CHAPTER II.
THE SCHOLARS OF THE SIXTEENTH CENTURY.
Revival of learning in the sixteenth century—Attitude of the nobility towards Letters and Arts—No age so productive of learned ladies—The Tudor princesses and Lady Jane Grey—Sir Anthony Coke’s daughters—Mary Sidney—Learned women held in esteem—Learning confined to the upper classes—A sixteenth-century schoolmaster on women’s education.
The sixteenth century was England’s great literary renaissance. Fresh streams of intellectual life were poured into the nation. There was activity in all departments of thought. The study of poetry, of theology, of the classics, went on apace. The printing press was letting loose floods of knowledge. The tide swept the women of the nobility along in its course. They stand out prominently among the ranks of scholars. In place of the domestic arts, they are found immersed in classics, divinity, and philosophy. Education was not conducted on the easy, pleasant lines of our own day. Knowledge was hard to obtain. It was locked up out of reach of the indolent in languages to which there were none of the modern keys. Literature was the great study, and familiarity with Greek and Latin essential. The tree of science had only just begun to grow, and was sorely beset by the brambles of superstition and mysticism. The arts in England could scarcely be said to exist. Foreign painters came from time to time, and rich noblemen went abroad and brought back treasures from Italy. All decorative work other than tapestries, which were sometimes of English make, was imported. Music, like dancing, was cultivated as a polite accomplishment, for private uses; but there was not the stimulus of excellent public performances by first-rate artists.

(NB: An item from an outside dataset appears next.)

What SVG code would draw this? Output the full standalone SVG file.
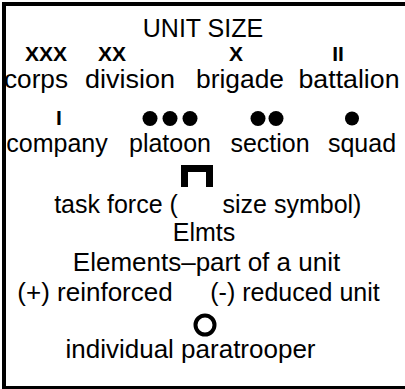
<svg xmlns="http://www.w3.org/2000/svg" width="405" height="389" viewBox="0 0 405 389">
<style>
text{font-family:"Liberation Sans",Arial,sans-serif;font-size:25px;fill:#000;text-anchor:middle}
.lg{font-size:26px}
.sym{font-weight:bold;font-size:21px}
.dot{fill:#000}
</style>
<rect x="0" y="0" width="405" height="389" fill="#fff"/>
<rect x="4" y="4" width="420" height="384" fill="none" stroke="#000" stroke-width="4"/>
<g id="title"><text x="203" y="37">UNIT SIZE</text></g>
<g id="corps"><text class="sym" x="46" y="61">XXX</text><text x="36" y="88" textLength="64" lengthAdjust="spacingAndGlyphs">corps</text></g>
<g id="division"><text class="sym" x="112" y="61">XX</text><text x="130" y="88" textLength="90" lengthAdjust="spacingAndGlyphs">division</text></g>
<g id="brigade"><text class="sym" x="236" y="61">X</text><text x="240" y="88" textLength="88" lengthAdjust="spacingAndGlyphs">brigade</text></g>
<g id="battalion"><text class="sym" x="338" y="61">II</text><text x="349" y="88" textLength="101" lengthAdjust="spacingAndGlyphs">battalion</text></g>
<g id="company"><text class="sym" x="59" y="125">I</text><text x="57" y="152">company</text></g>
<g id="platoon"><circle class="dot" cx="150" cy="118.5" r="7.5"/><circle class="dot" cx="170" cy="118.5" r="7.5"/><circle class="dot" cx="190" cy="118.5" r="7.5"/><text x="170" y="152">platoon</text></g>
<g id="section"><circle class="dot" cx="258" cy="118.5" r="7.5"/><circle class="dot" cx="276" cy="118.5" r="7.5"/><text x="270" y="152">section</text></g>
<g id="squad"><circle class="dot" cx="352" cy="118.5" r="7"/><text x="362" y="152">squad</text></g>
<g id="taskforce"><path d="M184.5 187 V168.5 H209.5 V187" fill="none" stroke="#000" stroke-width="7"/><text x="116" y="213">task force (</text><text x="292" y="213">size symbol)</text></g>
<g id="elmts"><text x="204" y="241">Elmts</text></g>
<g id="elements"><text class="lg" x="206.5" y="271">Elements–part of a unit</text></g>
<g id="reinforced"><text class="lg" x="95" y="300.5">(+) reinforced</text><text x="295" y="300.5">(-) reduced unit</text></g>
<g id="paratrooper"><circle cx="205" cy="325" r="9.5" fill="none" stroke="#000" stroke-width="4"/><text class="lg" x="190.5" y="358">individual paratrooper</text></g>
</svg>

History was in the form of chronicles and romances. Stow was the great contemporary writer engaged in recording for future generations the events passing around him. Books in living languages were scarce, though not so few as when the Dowager-Duchess of Buckingham left what was deemed a notable legacy of four volumes to her daughter-in-law, Margaret Beaufort, Countess of Richmond. French and Italian, especially the latter, were studied by the nobility with continental masters, or acquired by means of travel. Great courtesy was shown to visitors from the continent by the English aristocracy, who delighted in having intercourse with men of other nationalities, and often surrounded themselves with foreign servants. In this way a taste was fostered for the Spanish, French, and Italian languages. Nobles who did not want to study themselves, liked to be surrounded by men of learning, and willingly gave poor authors a seat at their table. It became customary to dedicate every new book to some rich patron, and though it was a practice that opened the door to abuses, it secured, on the other hand, a subsistence to deserving authors who would otherwise have been unable to pursue their studies.

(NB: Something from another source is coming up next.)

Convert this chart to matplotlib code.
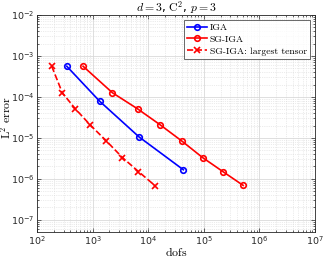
import matplotlib
matplotlib.use("Agg")
import matplotlib.pyplot as plt
from matplotlib.ticker import LogLocator, NullFormatter

plt.rcParams['mathtext.fontset'] = 'cm'

iga_dofs = [343, 1331, 6859, 42875]
iga_err = [5.6e-4, 7.9e-5, 1.05e-5, 1.66e-6]

sg_dofs = [674, 2275, 6450, 16400, 40500, 95000, 2.2e5, 5.1e5]
sg_err = [5.6e-4, 1.26e-4, 5.1e-5, 2.08e-5, 8.3e-6, 3.3e-6, 1.5e-6, 6.9e-7]

lt_dofs = [184, 286, 490, 900, 1750, 3440, 6690, 13400]
lt_err = [5.6e-4, 1.25e-4, 5.1e-5, 2.08e-5, 8.5e-6, 3.3e-6, 1.5e-6, 6.7e-7]

W, H = 324, 261
L, R, T, B = 37, 315, 15, 232
fig = plt.figure(figsize=(W/100, H/100), dpi=100)
ax = fig.add_axes([L/W, 1-B/H, (R-L)/W, (B-T)/H])

ax.loglog(iga_dofs, iga_err, '-o', color='b', lw=1.2, ms=4, mfc='none', mew=1.2, label='IGA')
ax.loglog(sg_dofs, sg_err, '-o', color='r', lw=1.2, ms=4, mfc='none', mew=1.2, label='SG-IGA')
ax.loglog(lt_dofs, lt_err, '--x', color='r', lw=1.2, ms=4, mew=1.2, label='SG-IGA: largest tensor')

ax.set_xlim(1e2, 1e7)
ax.set_ylim(10**-7.3, 1e-2)
ax.xaxis.set_major_locator(LogLocator(base=10, numticks=10))
ax.yaxis.set_major_locator(LogLocator(base=10, numticks=10))
ax.xaxis.set_minor_locator(LogLocator(base=10, subs=range(2, 10), numticks=20))
ax.yaxis.set_minor_locator(LogLocator(base=10, subs=range(2, 10), numticks=20))
ax.xaxis.set_minor_formatter(NullFormatter())
ax.yaxis.set_minor_formatter(NullFormatter())

ax.grid(True, which='major', color='#d9d9d9', lw=0.6, ls='-')
ax.grid(True, which='minor', color='#d9d9d9', lw=0.5, ls=':')
ax.set_axisbelow(True)
ax.tick_params(which='both', direction='in', top=True, right=True, labelsize=6.8, colors='#262626', width=0.5, pad=2)
ax.tick_params(which='major', length=3)
ax.tick_params(which='minor', length=1.5)
for s in ax.spines.values():
    s.set_linewidth(0.6)
    s.set_color('#262626')

ax.set_title(r'$d=3$, $\mathrm{C}^2$, $p=3$', fontsize=8.5, pad=0,
             y=(B-8)/(B-T), va='center')
ax.set_xlabel(r'$\mathrm{dofs}$', fontsize=8.5)
ax.xaxis.set_label_coords(0.5, (B-253)/(B-T))
ax.xaxis.label.set_va('center')
ax.set_ylabel(r'$\mathrm{L}^2\ \mathrm{error}$', fontsize=8.5)
ax.yaxis.set_label_coords((6-L)/(R-L), (B-118)/(B-T))
ax.yaxis.label.set_va('center')
ax.yaxis.label.set_ha('center')

leg = ax.legend(loc='upper right', prop={'family': 'cmr10', 'size': 7},
                frameon=True, fancybox=False, edgecolor='#262626', borderaxespad=0.5,
                handlelength=2.0, labelspacing=0.3, borderpad=0.35, handletextpad=0.3)
leg.get_frame().set_linewidth(0.6)

fig.savefig('out.png', dpi=100)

Although the nobility extended their patronage to learned men, they were not greatly given to study themselves. In the time of Henry VIII. there was such a lack of learning among laymen, that ecclesiastics had the governance of the country largely in their hands. The generality of men among the upper classes deemed the labour involved in acquiring knowledge unfit for gentlemen, who were better employed learning to hunt, shoot, sing, and dance. Roger Ascham reproaches the young gentlemen of England for their sloth in learning, and holds up for imitation the Virgin Queen—
“whose example if the rest of our nobilitie would follow, then might England bee for learning and wisdome in nobilitie a spectacle to all the world beside.”
It was otherwise with women. They toiled over Latin and Greek, frequently in manuscript, for there were not many printed books in those languages; no classics had issued from Caxton’s press. Hebrew was also studied, for divinity and theology occupied a good deal of attention. A Florentine, Petruccio Ubaldini, who visited England in 1551, writes in his comments on social life—
“The rich cause their sons and daughters to learn Latin, Greek, and Hebrew, for since this storm of heresy has invaded the land, they hold it useful to read the Scriptures in the original tongue.”

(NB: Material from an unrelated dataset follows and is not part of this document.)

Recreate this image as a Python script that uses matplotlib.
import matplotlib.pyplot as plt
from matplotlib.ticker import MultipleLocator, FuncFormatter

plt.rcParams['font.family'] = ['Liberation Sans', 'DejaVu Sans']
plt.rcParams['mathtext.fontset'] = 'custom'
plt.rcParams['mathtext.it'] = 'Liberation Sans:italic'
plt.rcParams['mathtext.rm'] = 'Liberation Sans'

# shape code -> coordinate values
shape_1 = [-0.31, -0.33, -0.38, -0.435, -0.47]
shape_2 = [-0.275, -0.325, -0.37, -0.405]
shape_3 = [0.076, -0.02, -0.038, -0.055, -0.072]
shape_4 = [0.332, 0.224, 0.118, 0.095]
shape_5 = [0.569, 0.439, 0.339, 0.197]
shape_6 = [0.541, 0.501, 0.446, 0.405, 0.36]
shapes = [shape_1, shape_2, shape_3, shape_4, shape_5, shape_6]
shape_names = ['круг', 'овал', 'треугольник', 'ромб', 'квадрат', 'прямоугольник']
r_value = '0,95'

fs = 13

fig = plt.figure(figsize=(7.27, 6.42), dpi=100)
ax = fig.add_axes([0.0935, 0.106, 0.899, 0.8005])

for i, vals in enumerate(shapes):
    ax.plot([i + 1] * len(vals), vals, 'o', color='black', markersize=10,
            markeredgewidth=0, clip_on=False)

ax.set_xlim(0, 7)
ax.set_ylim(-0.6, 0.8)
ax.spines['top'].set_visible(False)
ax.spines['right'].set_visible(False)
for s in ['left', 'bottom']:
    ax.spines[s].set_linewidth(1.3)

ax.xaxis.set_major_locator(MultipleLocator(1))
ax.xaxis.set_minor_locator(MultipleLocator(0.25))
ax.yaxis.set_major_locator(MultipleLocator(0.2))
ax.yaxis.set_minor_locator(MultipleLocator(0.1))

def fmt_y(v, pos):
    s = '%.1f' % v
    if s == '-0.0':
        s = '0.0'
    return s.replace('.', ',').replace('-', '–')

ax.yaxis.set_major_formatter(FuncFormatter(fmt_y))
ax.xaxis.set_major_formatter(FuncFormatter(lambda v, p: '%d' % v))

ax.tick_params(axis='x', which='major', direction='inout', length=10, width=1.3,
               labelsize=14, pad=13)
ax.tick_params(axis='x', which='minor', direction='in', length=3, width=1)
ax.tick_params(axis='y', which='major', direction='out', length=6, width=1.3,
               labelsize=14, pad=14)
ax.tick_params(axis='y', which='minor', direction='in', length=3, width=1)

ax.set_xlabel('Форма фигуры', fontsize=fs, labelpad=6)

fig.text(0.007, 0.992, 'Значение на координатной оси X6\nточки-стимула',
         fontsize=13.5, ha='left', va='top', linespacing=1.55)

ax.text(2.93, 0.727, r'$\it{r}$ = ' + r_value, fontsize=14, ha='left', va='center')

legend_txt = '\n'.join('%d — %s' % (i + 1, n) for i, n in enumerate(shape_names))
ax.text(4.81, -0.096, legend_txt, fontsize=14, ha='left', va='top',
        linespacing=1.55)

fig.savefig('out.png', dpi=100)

Dr. Wotton, in his “Reflections on Antient and Modern Learning,” says—
“that no age was so productive of learned women as the sixteenth century.” “Learning,” he says, “was so very modish that the fair sex seemed to believe that Greek and Latin added to their charms, and that Plato and Aristotle untranslated were frequent ornaments of their closets. One would think by the effects that it was a proper way of educating them, since there are no accounts in history of so many great women in any one age as are to be found between the years fifteen and sixteen hundred.”